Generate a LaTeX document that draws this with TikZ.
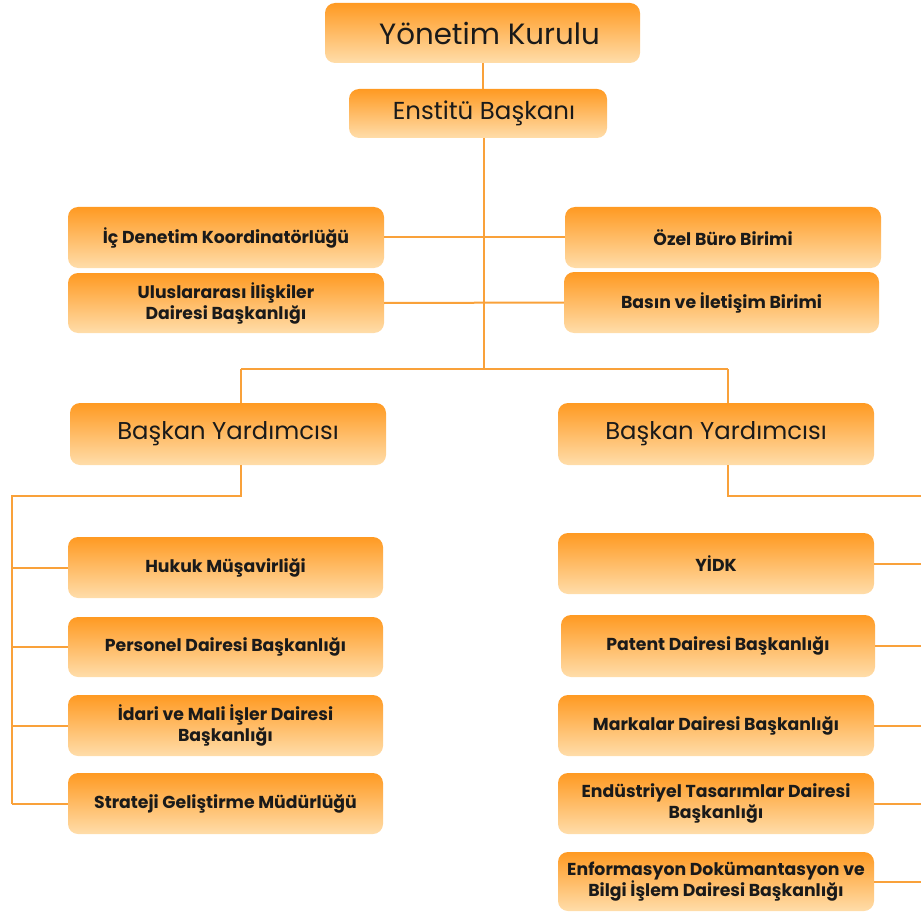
\documentclass[tikz,border=0pt]{standalone}
\usepackage{fontspec}
\setmainfont{Poppins}
\definecolor{boxtop}{HTML}{FF9A22}
\definecolor{boxbot}{HTML}{FFDDAA}
\definecolor{linec}{HTML}{F9A13A}
\definecolor{txt}{HTML}{1A1A1A}
\begin{document}
\begin{tikzpicture}[x=1pt,y=-1pt,
  box/.style={rounded corners=10pt, top color=boxtop, bottom color=boxbot, draw=none,
    text=txt, align=center, inner sep=0pt, minimum width=316pt, minimum height=61pt},
  small/.style={box, font=\fontsize{17.3}{21}\selectfont\bfseries},
  big/.style={box, font=\fontsize{24.3}{28}\selectfont},
  conn/.style={draw=linec, line width=2pt}]
\useasboundingbox (0,0) rectangle (921,912);
% nodes
\node[box, font=\fontsize{29.3}{33}\selectfont, minimum width=315pt, minimum height=60pt] (yk) at (482.5,33) {\hspace*{14pt}Yönetim Kurulu};
\node[box, font=\fontsize{24.5}{28}\selectfont, minimum width=258pt, minimum height=49pt] (eb) at (478,113.5) {\hspace*{12pt}Enstitü Başkanı};
\node[small] (icd) at (226,237.5) {İç Denetim Koordinatörlüğü};
\node[small, minimum height=60pt] (ulu) at (226,303) {Uluslararası İlişkiler\\Dairesi Başkanlığı};
\node[small] (ozel) at (723,237.5) {Özel Büro Birimi};
\node[small, minimum width=315pt] (basin) at (721.5,302.5) {Basın ve İletişim Birimi};
\node[big, minimum height=62pt] (byl) at (228,434) {Başkan Yardımcısı};
\node[big, minimum height=62pt] (byr) at (716,434) {Başkan Yardımcısı};
\node[small, minimum width=315pt] (hukuk) at (225.5,567.5) {Hukuk Müşavirliği};
\node[small, minimum width=315pt, minimum height=60pt] (pers) at (225.5,647) {Personel Dairesi Başkanlığı};
\node[small, minimum width=315pt] (idari) at (225.5,725.5) {İdari ve Mali İşler Dairesi\\Başkanlığı};
\node[small, minimum width=315pt] (strat) at (225.5,803.5) {Strateji Geliştirme Müdürlüğü};
\node[small] (yidk) at (716,563.5) {YİDK};
\node[small, minimum width=314pt, minimum height=62pt] (patent) at (718,646) {Patent Dairesi Başkanlığı};
\node[small] (marka) at (716,725.5) {Markalar Dairesi Başkanlığı};
\node[small] (endus) at (716,803.5) {Endüstriyel Tasarımlar Dairesi\\Başkanlığı};
\node[small, minimum height=59pt] (enfo) at (716,881.5) {Enformasyon Dokümantasyon ve\\Bilgi İşlem Dairesi Başkanlığı};
% coordinates
\coordinate (hub) at (484,369);
\coordinate (hl) at (241,369);
\coordinate (hr) at (728,369);
\coordinate (bl) at (241,496);
\coordinate (ls) at (12,496);
\coordinate (lb) at (12,803.5);
\coordinate (br) at (728,496);
\coordinate (re) at (921,496);
% connectors
\draw[conn] (yk.south) -- (eb.north -| yk.south);
\draw[conn] (eb.south -| hub) -- (hub);
\draw[conn] (icd.east) -- (ozel.west);
\draw[conn] (ulu.east) -- (basin.west);
\draw[conn] (hl) -- (hr);
\draw[conn] (hl) -- (hl |- byl.north);
\draw[conn] (hr) -- (hr |- byr.north);
\draw[conn] (hl |- byl.south) -- (bl) -- (ls) -- (lb);
\draw[conn] (hukuk.west -| ls) -- (hukuk.west);
\draw[conn] (pers.west -| ls) -- (pers.west);
\draw[conn] (idari.west -| ls) -- (idari.west);
\draw[conn] (strat.west -| ls) -- (strat.west);
\draw[conn] (hr |- byr.south) -- (br) -- (re);
\draw[conn] (yidk.east) -- (yidk.east -| re);
\draw[conn] (patent.east) -- (patent.east -| re);
\draw[conn] (marka.east) -- (marka.east -| re);
\draw[conn] (endus.east) -- (endus.east -| re);
\draw[conn] (enfo.east) -- (enfo.east -| re);
\end{tikzpicture}
\end{document}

━━━━━━━━

**OBJECTIVE:** Copy the listing exactly. Any image in it stays out of the copy.

**SOLUTION:**
Generate a LaTeX document that draws this with TikZ.
\documentclass[tikz,border=0pt]{standalone}
\usepackage{fontspec}
\setmainfont{Poppins}
\definecolor{boxtop}{HTML}{FF9A22}
\definecolor{boxbot}{HTML}{FFDDAA}
\definecolor{linec}{HTML}{F9A13A}
\definecolor{txt}{HTML}{1A1A1A}
\begin{document}
\begin{tikzpicture}[x=1pt,y=-1pt,
  box/.style={rounded corners=10pt, top color=boxtop, bottom color=boxbot, draw=none,
    text=txt, align=center, inner sep=0pt, minimum width=316pt, minimum height=61pt},
  small/.style={box, font=\fontsize{17.3}{21}\selectfont\bfseries},
  big/.style={box, font=\fontsize{24.3}{28}\selectfont},
  conn/.style={draw=linec, line width=2pt}]
\useasboundingbox (0,0) rectangle (921,912);
% nodes
\node[box, font=\fontsize{29.3}{33}\selectfont, minimum width=315pt, minimum height=60pt] (yk) at (482.5,33) {\hspace*{14pt}Yönetim Kurulu};
\node[box, font=\fontsize{24.5}{28}\selectfont, minimum width=258pt, minimum height=49pt] (eb) at (478,113.5) {\hspace*{12pt}Enstitü Başkanı};
\node[small] (icd) at (226,237.5) {İç Denetim Koordinatörlüğü};
\node[small, minimum height=60pt] (ulu) at (226,303) {Uluslararası İlişkiler\\Dairesi Başkanlığı};
\node[small] (ozel) at (723,237.5) {Özel Büro Birimi};
\node[small, minimum width=315pt] (basin) at (721.5,302.5) {Basın ve İletişim Birimi};
\node[big, minimum height=62pt] (byl) at (228,434) {Başkan Yardımcısı};
\node[big, minimum height=62pt] (byr) at (716,434) {Başkan Yardımcısı};
\node[small, minimum width=315pt] (hukuk) at (225.5,567.5) {Hukuk Müşavirliği};
\node[small, minimum width=315pt, minimum height=60pt] (pers) at (225.5,647) {Personel Dairesi Başkanlığı};
\node[small, minimum width=315pt] (idari) at (225.5,725.5) {İdari ve Mali İşler Dairesi\\Başkanlığı};
\node[small, minimum width=315pt] (strat) at (225.5,803.5) {Strateji Geliştirme Müdürlüğü};
\node[small] (yidk) at (716,563.5) {YİDK};
\node[small, minimum width=314pt, minimum height=62pt] (patent) at (718,646) {Patent Dairesi Başkanlığı};
\node[small] (marka) at (716,725.5) {Markalar Dairesi Başkanlığı};
\node[small] (endus) at (716,803.5) {Endüstriyel Tasarımlar Dairesi\\Başkanlığı};
\node[small, minimum height=59pt] (enfo) at (716,881.5) {Enformasyon Dokümantasyon ve\\Bilgi İşlem Dairesi Başkanlığı};
% coordinates
\coordinate (hub) at (484,369);
\coordinate (hl) at (241,369);
\coordinate (hr) at (728,369);
\coordinate (bl) at (241,496);
\coordinate (ls) at (12,496);
\coordinate (lb) at (12,803.5);
\coordinate (br) at (728,496);
\coordinate (re) at (921,496);
% connectors
\draw[conn] (yk.south) -- (eb.north -| yk.south);
\draw[conn] (eb.south -| hub) -- (hub);
\draw[conn] (icd.east) -- (ozel.west);
\draw[conn] (ulu.east) -- (basin.west);
\draw[conn] (hl) -- (hr);
\draw[conn] (hl) -- (hl |- byl.north);
\draw[conn] (hr) -- (hr |- byr.north);
\draw[conn] (hl |- byl.south) -- (bl) -- (ls) -- (lb);
\draw[conn] (hukuk.west -| ls) -- (hukuk.west);
\draw[conn] (pers.west -| ls) -- (pers.west);
\draw[conn] (idari.west -| ls) -- (idari.west);
\draw[conn] (strat.west -| ls) -- (strat.west);
\draw[conn] (hr |- byr.south) -- (br) -- (re);
\draw[conn] (yidk.east) -- (yidk.east -| re);
\draw[conn] (patent.east) -- (patent.east -| re);
\draw[conn] (marka.east) -- (marka.east -| re);
\draw[conn] (endus.east) -- (endus.east -| re);
\draw[conn] (enfo.east) -- (enfo.east -| re);
\end{tikzpicture}
\end{document}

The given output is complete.